C was also very friendly with the dentist, and asked a thousand questions about how things work. I was very pleased that she answered him and thought his interest was great.

Today we returned to the dentist for a quick repair to my work done last week. When we were called upstairs, C asked the assistant if he could please bring the display book on teeth with him as he didn't want to stop reading it. Asking permission sounds very social to me. Afterward, he returned the book to the waiting room, but on his way noticed a second staircase. He asked me where it went. No idea. He asked me if he could ask someone who works there. Yes, but they might not tell you. So he went to the receptionist on his own. He asked politely and got a polite answer.

C found some foreign currency from a recent holiday. I'd told him we could change it for him, or he could go to the Post Office and do it himself. He chose the Post Office. He walked up to the counter (I was behind him, just in case), and told the woman he would like to change US dollars for British pounds.
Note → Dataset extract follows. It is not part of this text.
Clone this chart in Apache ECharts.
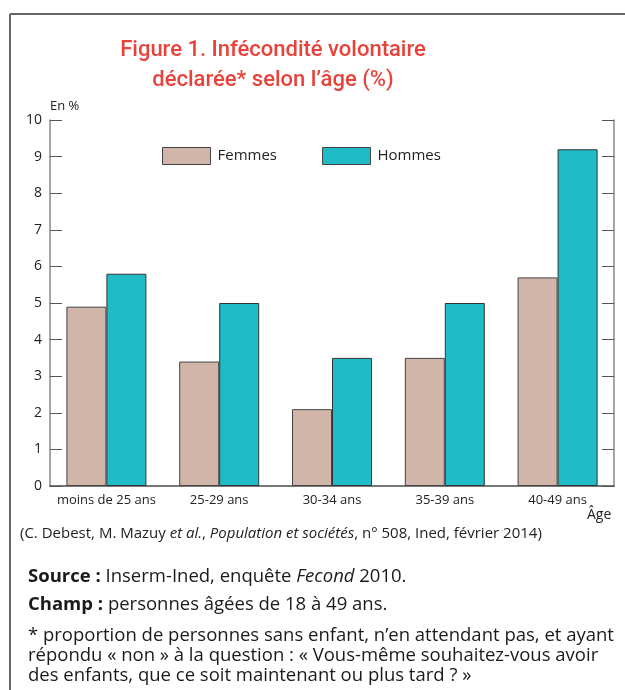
<!DOCTYPE html>
<html>
<head>
<meta charset="utf-8">
<script src="https://cdn.jsdelivr.net/npm/echarts@6/dist/echarts.min.js"></script>
<style>
  html, body { margin: 0; padding: 0; background: #fff; }
  #chart { width: 625px; height: 690px; }
</style>
</head>
<body>
<div id="chart"></div>
<script>
// données
var categories = ['moins de 25 ans', '25-29 ans', '30-34 ans', '35-39 ans', '40-49 ans'];
var femmes = [4.9, 3.4, 2.1, 3.5, 5.7];
var hommes = [5.8, 5.0, 3.5, 5.0, 9.2];
var yTicks = [0, 1, 2, 3, 4, 5, 6, 7, 8, 9, 10];

var body = 'Open Sans';
var chart = echarts.init(document.getElementById('chart'));

var option = {
  animation: false,
  title: {
    text: 'Figure 1. Infécondité volontaire\ndéclarée* selon l’âge (%)',
    left: 268,
    top: 30,
    textAlign: 'center',
    textStyle: {
      color: '#e8433b',
      fontFamily: 'Roboto',
      fontWeight: 500,
      fontSize: 22,
      lineHeight: 30
    }
  },
  legend: {
    left: 157,
    top: 142,
    icon: 'rect',
    itemWidth: 48,
    itemHeight: 17,
    itemGap: 45,
    itemStyle: { borderColor: '#444', borderWidth: 1 },
    textStyle: { fontFamily: body, fontSize: 15, color: '#222', padding: [0, 0, 0, 2] },
    data: ['Femmes', 'Hommes']
  },
  grid: { left: 50, right: 11, top: 120, bottom: 204 },
  xAxis: [{
    type: 'category',
    data: categories,
    axisLine: { lineStyle: { color: '#111', width: 1.5 } },
    axisTick: { inside: true, length: 8, lineStyle: { color: '#333' } },
    axisLabel: { interval: 0, fontFamily: body, fontSize: 13, color: '#222', margin: 8 }
  }, {
    type: 'category',
    position: 'top',
    data: categories,
    axisLine: { lineStyle: { color: '#888', width: 1.5 } },
    axisTick: { inside: true, length: 8, lineStyle: { color: '#333' } },
    axisLabel: { show: false }
  }],
  yAxis: [{
    type: 'value',
    min: 0,
    max: 10,
    interval: 1,
    axisLine: { show: true, lineStyle: { color: '#888', width: 1.5 } },
    axisTick: { show: true, inside: true, length: 12, lineStyle: { color: '#555' } },
    splitLine: { show: false },
    axisLabel: {
      fontFamily: body, fontSize: 14, color: '#222', margin: 8,
      formatter: function (v) { return yTicks.indexOf(v) >= 0 ? String(v) : ''; }
    }
  }, {
    type: 'value',
    position: 'right',
    min: 0,
    max: 10,
    interval: 1,
    axisLine: { show: true, lineStyle: { color: '#888', width: 1.5 } },
    axisTick: { show: true, inside: true, length: 12, lineStyle: { color: '#555' } },
    splitLine: { show: false },
    axisLabel: { show: false }
  }],
  series: [{
    name: 'Femmes',
    type: 'bar',
    data: femmes,
    barWidth: 40,
    barGap: '0%',
    itemStyle: { color: '#d1b5a8', borderColor: '#444', borderWidth: 1 }
  }, {
    name: 'Hommes',
    type: 'bar',
    data: hommes,
    barWidth: 40,
    barGap: '0%',
    itemStyle: { color: '#1fbcc8', borderColor: '#333', borderWidth: 1 }
  }],
  graphic: [
    // cadre
    { type: 'line', shape: { x1: 10, y1: 14, x2: 625, y2: 14 }, style: { stroke: '#666', lineWidth: 2 } },
    { type: 'line', shape: { x1: 10, y1: 14, x2: 10, y2: 690 }, style: { stroke: '#666', lineWidth: 2 } },
    { type: 'text', left: 50, top: 100, style: { text: 'En %', font: '13px "' + body + '"', fill: '#222' } },
    { type: 'text', left: 587, top: 508, style: { text: 'Âge', font: '14px "' + body + '"', fill: '#222' } },
    {
      type: 'text', left: 20, top: 526,
      style: {
        text: '(C. Debest, M. Mazuy {i|et al.}, {i|Population et sociétés}, n° 508, Ined, février 2014)',
        font: '15px "' + body + '"', fill: '#222',
        rich: { i: { fontStyle: 'italic', fontFamily: body, fontSize: 15, fill: '#222' } }
      }
    },
    {
      type: 'text', left: 28, top: 567,
      style: {
        text: '{b|Source :} Inserm-Ined, enquête {i|Fecond} 2010.',
        font: '18.5px "' + body + '"', fill: '#1a1a1a',
        rich: {
          b: { fontWeight: 'bold', fontFamily: body, fontSize: 18.5, fill: '#1a1a1a' },
          i: { fontStyle: 'italic', fontFamily: body, fontSize: 18.5, fill: '#1a1a1a' }
        }
      }
    },
    {
      type: 'text', left: 28, top: 595,
      style: {
        text: '{b|Champ :} personnes âgées de 18 à 49 ans.',
        font: '18.5px "' + body + '"', fill: '#1a1a1a',
        rich: { b: { fontWeight: 'bold', fontFamily: body, fontSize: 18.5, fill: '#1a1a1a' } }
      }
    },
    {
      type: 'text', left: 28, top: 626,
      style: {
        text: '* proportion de personnes sans enfant, n’en attendant pas, et ayant\nrépondu « non » à la question : « Vous-même souhaitez-vous avoir\ndes enfants, que ce soit maintenant ou plus tard ? »',
        font: '18.5px "' + body + '"', fill: '#1a1a1a', lineHeight: 20
      }
    }
  ]
};

chart.setOption(option);
</script>
</body>
</html>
He was told the value he'd get, and he accepted it. Able to conduct his own transactions sounds very social to me.

So we have a boy who makes friends easily, isn't afraid to ask questions of people he knows have the answers, will talk to children just because they are children, and can conduct his own business. Honestly, what was school supposed to give him that he didn't get anyway?

All right. That's all sort of rambling. Bottom line: Some kids are just not social no matter where they are. Some kids are social and go to school and follow school rules. Some kids are social and don't go to school. It's not the same thing, but why is anyone assuming that school social is superior to unschool social?